Pandas read.csv() Function | Docs With Examples

The pd.read_csv() function in Pandas is a powerful tool for reading and processing CSV files efficiently.

Whether you're handling large datasets or small structured files, understanding how to use pd.read_csv() effectively can improve your data analysis workflow in Python.

Importing Pandas

Before using pd.read_csv(), it's essential you have Pandas installed and imported, and it's standard practice to import it with an alias:

import pandas as pd

Basic Usage of `pd.read_csv()`

To read a CSV file into a Pandas DataFrame, you'd typically do the following:

df = pd.read_csv("data.csv")
print(df.head())  # Display the first five rows

Explanation: This reads the CSV file data.csv and stores it as a DataFrame.

Handling Headers and Column Names

If the CSV file has no header row, it's a good idea to specify column names:

df = pd.read_csv("data.csv", header=None, names=["Column1", "Column2", "Column3"])

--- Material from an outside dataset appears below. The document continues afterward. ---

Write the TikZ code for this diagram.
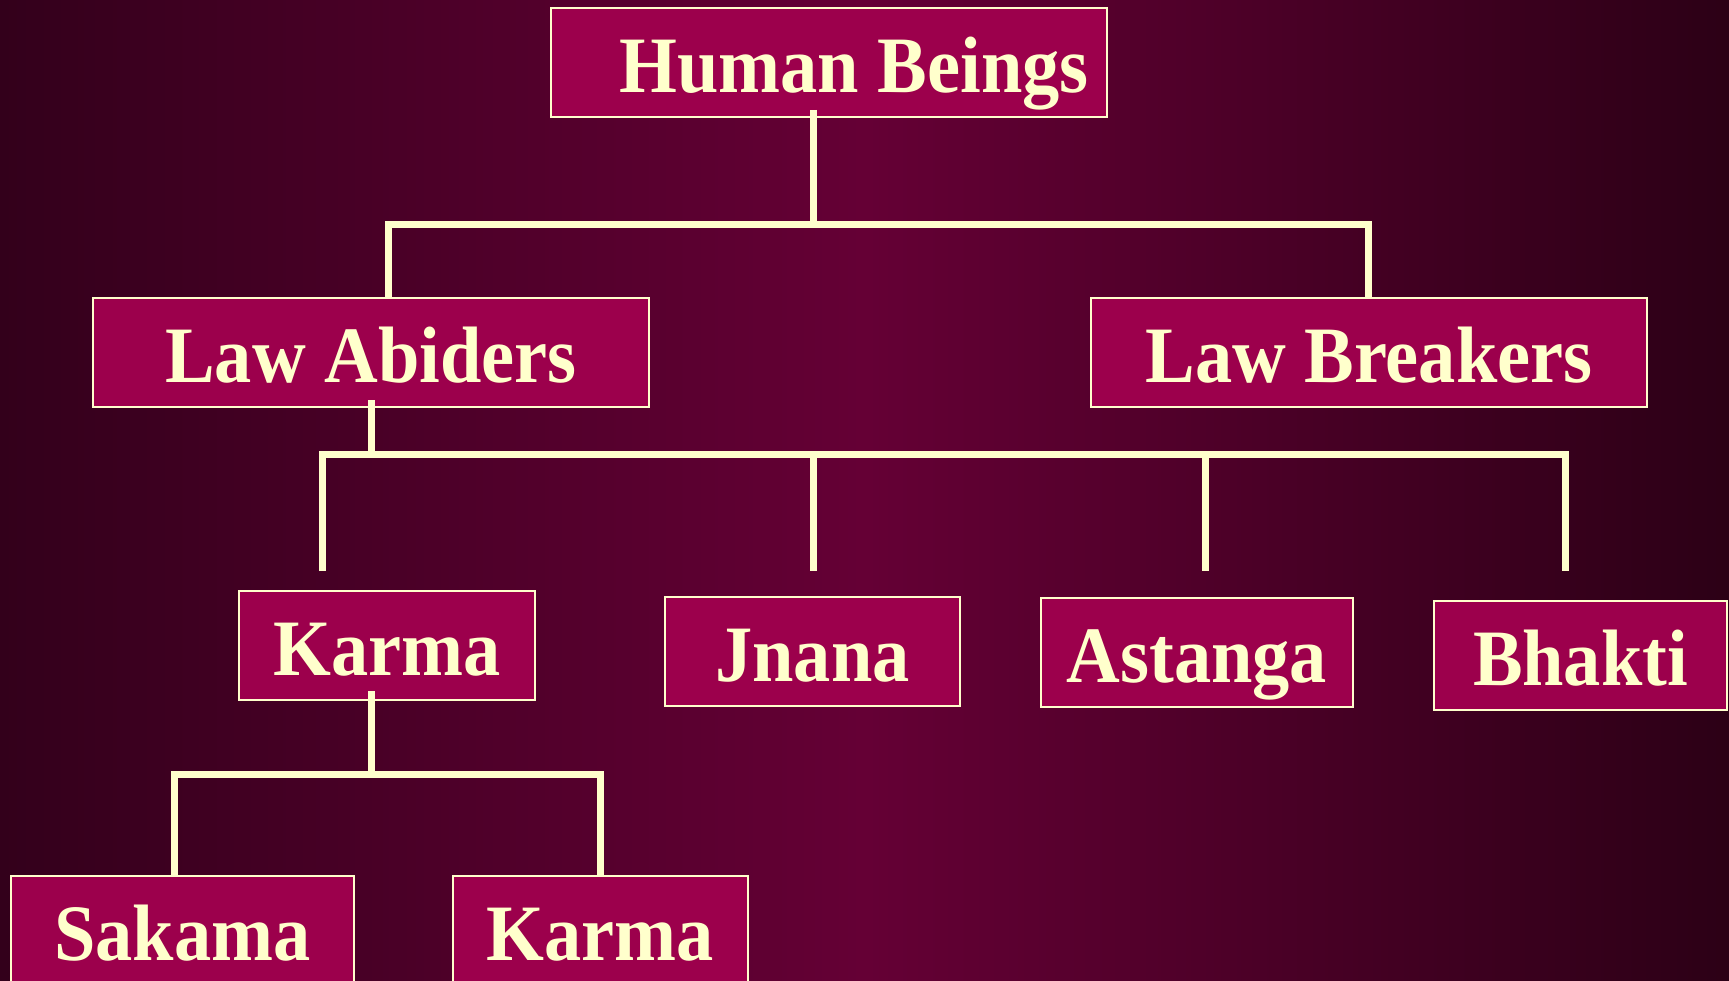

Explanation: header=None tells Pandas there is no header row, and names assigns column names manually.

Selecting Specific Columns

If you only want to read specific columns, you simply pass a list of the column names:

df = pd.read_csv("data.csv", usecols=["Column1", "Column3"])

Explanation: The usecols parameter selects only specified columns.

Handling Missing Values

It's very common in data analysis to handle data with missing values, and one way to do this is to replace missing values with a default value:

df = pd.read_csv("data.csv", na_values=["NA", "?"])

Explanation: This replaces "NA" and "?" with NaN.

Controlling Data Types

It can be more memory-efficient and performant to specify column data types:

df = pd.read_csv("data.csv", dtype={"Column1": int, "Column2": float})

Explanation: The dtype parameter ensures each column is read as the specified type.

Handling Large Files

For large files, it can be a smart idea to read in chunks to ensure you don't swallow up all system memory:

chunk_size = 1000
for chunk in pd.read_csv("large_data.csv", chunksize=chunk_size):
    print(chunk.shape)

Explanation: This reads the file in chunks of 1000 rows at a time to optimize memory usage.

Skipping Rows

To skip specific rows in a CSV file, you simple specify how many to ignore:

df = pd.read_csv("data.csv", skiprows=5)

Explanation: skiprows=5 ignores the first 5 rows.

Key Takeaways

pd.read_csv() is essential for loading CSV data into Pandas DataFrames in your Python projects.
Use header, names, and usecols to control column selection.
Handle missing values with na_values.
Optimize memory for large files with chunksize.

Practice Exercise

Here's a simple challenge, open up your Python editor and try to read a CSV file and display only rows where a specific column value is greater than 100:

df = pd.read_csv("data.csv")
filtered_df = df[df["Column1"] > 100]
print(filtered_df)

Wrapping Up

The pd.read_csv() function is a versatile tool for reading and processing CSV files. By mastering its parameters, you can efficiently load, clean, and analyze data in Pandas. Happy coding!